Hongkongers in UK and Canada Denied Access to Billions of Savings

Darren Maung
Darren is an aspiring writer who wishes to share or create stories to the world and bring humanity together as one. A massive Star Wars nerd and history buff, he finds enjoyable, heart-warming or interesting subjects in any written media.
Published: June 19, 2024
The letters “MPF” lighting up the Hong Kong Bank on Nov. 28, 2000, when the MPF scheme itself began. (Image: Frederic J. Brown/AFP via Getty Images)

Since last year, Hongkongers living in the UK and Canada have been denied access to their Mandatory Provident Fund (MPF) retirement savings. As of 2024, the amount of funds trapped has risen from US$2.8 billion to US$3.8 billion.

The MPF is a system designed to provide Hongkongers retirement funds, where they can withdraw their money early with a “statutory declaration” that they had left the city permanently without any desire to return.

Those who live abroad thanks to their British National (Overseas) (BNO) passports should be allowed to withdraw their savings to help them move forward with their lives.

However, the MPF Authority, overseer of all MPF transactions, said in March 2021 that the  BNO passport had been declared invalid by the Hong Kong government as “a valid travel document and proof of identity” as of January 2021, Radio Free Asia (RFA) reported.

This move has restricted overseas Hongkongers with BNO passports from obtaining funds early without proper proof. Tens of thousands of people would have to struggle without a strong foundation of money in nations far away from home.

MPF-related rules and regulations have yet to change, and international trustees like HSBC, Standard Chartered, Manulife and Sun Life, are legally obligated to release MPF funds to beneficiaries who can prove they can live abroad.

However, recent reports from Hong Kong Watch has shown that Hongkongers are still being denied access to their MPF despite possessing the required documents. Thus, thousands of Hong Kongers in the UK and Canada are unable to sustain themselves and their families within their new homes.

Others have also found it hard to afford efforts to help their fellow people in Hong Kong and to make business ventures overseas.

READ MORE:

MPF trustees untrustworthy?

Rejection letters from MPF trustees to Hongkongers have long been documented by Hong Kong Watch, showing them denying early withdrawals of MPF on the basis of the invalidity of the BNO passport as valid proof.

These cases appear to be happening, even after Maryscott Greenwood — Manulife’s Global Head of Government Relations for Canada — claimed in a hearing with the Standing Committee on Citizenship and Immigration on June 3 that the company had not blocked early withdrawals.

In the same hearing, Sun Life’s Head of Global Government Affairs and Public Policy, Laura Hewitt, also presented their testimony.

Despite their solid meetings with Hong Kong Watch, both trustees were vague on questions from the Canadian Parliament, which several of its members were left unsatisfied with their responses.

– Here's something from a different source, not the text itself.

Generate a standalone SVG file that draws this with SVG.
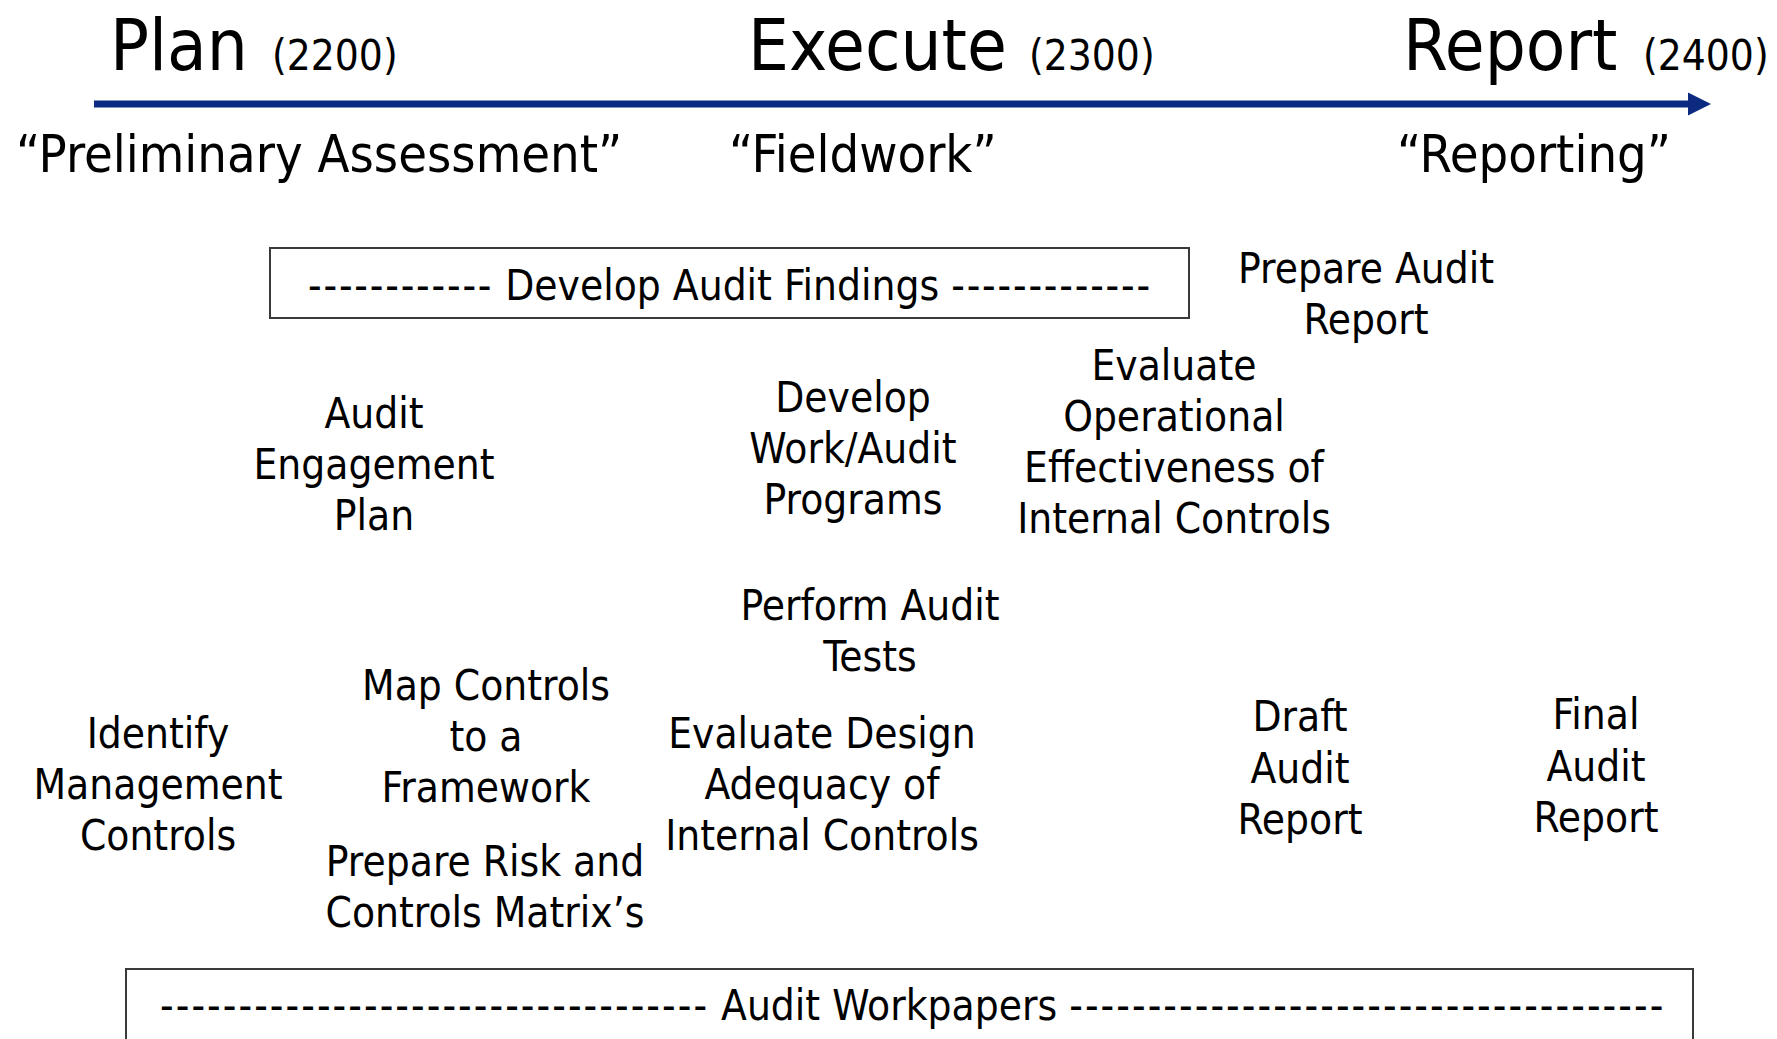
<svg xmlns="http://www.w3.org/2000/svg" width="1777" height="1039" viewBox="0 0 1777 1039">
  <style>
    text { font-family: "DejaVu Sans Condensed", "DejaVu Sans", sans-serif; font-stretch: condensed; fill: #000; }
    .phase { font-size: 72px; }
    .code { font-size: 42px; }
    .alias { font-size: 52px; }
    .step { font-size: 42px; text-anchor: middle; }
    .band { font-size: 42px; }
    .dash { letter-spacing: 1.8px; }
    .dash-wide { letter-spacing: 2.05px; }
    .frame { fill: #fff; stroke: #3a3a3a; stroke-width: 2; }
  </style>
  <defs>
    <marker id="head" viewBox="0 0 10 10" refX="0" refY="5" markerWidth="3.3" markerHeight="3.6" orient="auto" markerUnits="strokeWidth">
      <path d="M0,0 L10,5 L0,10 Z" fill="#0b2a80"/>
    </marker>
  </defs>

  <!-- timeline -->
  <g id="connectors">
    <line x1="94" y1="104" x2="1688" y2="104" stroke="#0b2a80" stroke-width="7" marker-end="url(#head)"/>
  </g>

  <!-- phase headings -->
  <g id="phase-plan">
    <text class="phase" x="110" y="70">Plan</text>
    <text class="code" x="272" y="70">(2200)</text>
    <text class="alias" x="16" y="172">“Preliminary Assessment”</text>
  </g>
  <g id="phase-execute">
    <text class="phase" x="748" y="70">Execute</text>
    <text class="code" x="1029" y="70">(2300)</text>
    <text class="alias" x="729" y="172">“Fieldwork”</text>
  </g>
  <g id="phase-report">
    <text class="phase" x="1403" y="70">Report</text>
    <text class="code" x="1643" y="70">(2400)</text>
    <text class="alias" x="1397" y="172">“Reporting”</text>
  </g>

  <!-- findings band -->
  <g id="develop-findings">
    <rect class="frame" x="270" y="248" width="919" height="70"/>
    <text class="band" x="308" y="300"><tspan class="dash">------------</tspan> Develop Audit Findings <tspan class="dash">-------------</tspan></text>
  </g>

  <g id="prepare-report">
    <text class="step" x="1366" y="283">Prepare Audit</text>
    <text class="step" x="1366" y="334">Report</text>
  </g>

  <g id="engagement-plan">
    <text class="step" x="374" y="428">Audit</text>
    <text class="step" x="374" y="479">Engagement</text>
    <text class="step" x="374" y="530">Plan</text>
  </g>

  <g id="work-programs">
    <text class="step" x="853" y="412">Develop</text>
    <text class="step" x="853" y="463">Work/Audit</text>
    <text class="step" x="853" y="514">Programs</text>
  </g>

  <g id="operational-effectiveness">
    <text class="step" x="1174" y="380">Evaluate</text>
    <text class="step" x="1174" y="431">Operational</text>
    <text class="step" x="1174" y="482">Effectiveness of</text>
    <text class="step" x="1174" y="533">Internal Controls</text>
  </g>

  <g id="audit-tests">
    <text class="step" x="870" y="620">Perform Audit</text>
    <text class="step" x="870" y="671">Tests</text>
  </g>

  <g id="management-controls">
    <text class="step" x="158" y="748">Identify</text>
    <text class="step" x="158" y="799">Management</text>
    <text class="step" x="158" y="850">Controls</text>
  </g>

  <g id="map-controls">
    <text class="step" x="486" y="700">Map Controls</text>
    <text class="step" x="486" y="751">to a</text>
    <text class="step" x="486" y="802">Framework</text>
  </g>

  <g id="design-adequacy">
    <text class="step" x="822" y="748">Evaluate Design</text>
    <text class="step" x="822" y="799">Adequacy of</text>
    <text class="step" x="822" y="850">Internal Controls</text>
  </g>

  <g id="risk-matrix">
    <text class="step" x="485" y="876">Prepare Risk and</text>
    <text class="step" x="485" y="927">Controls Matrix’s</text>
  </g>

  <g id="draft-report">
    <text class="step" x="1300" y="731">Draft</text>
    <text class="step" x="1300" y="783">Audit</text>
    <text class="step" x="1300" y="834">Report</text>
  </g>

  <g id="final-report">
    <text class="step" x="1596" y="729">Final</text>
    <text class="step" x="1596" y="781">Audit</text>
    <text class="step" x="1596" y="832">Report</text>
  </g>

  <!-- workpapers band -->
  <g id="audit-workpapers">
    <rect class="frame" x="126" y="969" width="1567" height="80"/>
    <text class="band" x="160" y="1020"><tspan class="dash-wide">-----------------------------------</tspan> Audit Workpapers <tspan class="dash-wide">--------------------------------------</tspan></text>
  </g>
</svg>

The MP’s in question — one of them, Jenny Kwan, was a BNO visa holder herself — have pressed the issue of blocked savings since 2021, asking: “Why are you still operating in an autocratic, totalitarian regime that is dominated by Beijing?”

RFA has called on the governments of the UK and Canada to press these issues more to the trustees, while raising awareness of Hong Kong’s current repressive policies; an act of transnational repression troubling new generations of Hongkongers.

MPF expansions

Despite the cases, the MPF system has seen new developments. This includes a  new electronic platform to help providers and members alike to organize their assets in one place. YF Life Trustees, the smallest of the providers, will be the first to use the platform, with HSBC Holdings being the last.

The platform is set to begin service on June 26, where users can witness the largest overhaul of the MPF programme since its inception in 2000.

Meanwhile, starting 2025, employees in Hong Kong will be able to receive the full amount of their long service and severance payments, as employers will no longer have the power to  take away money they put into their employees’ MPF.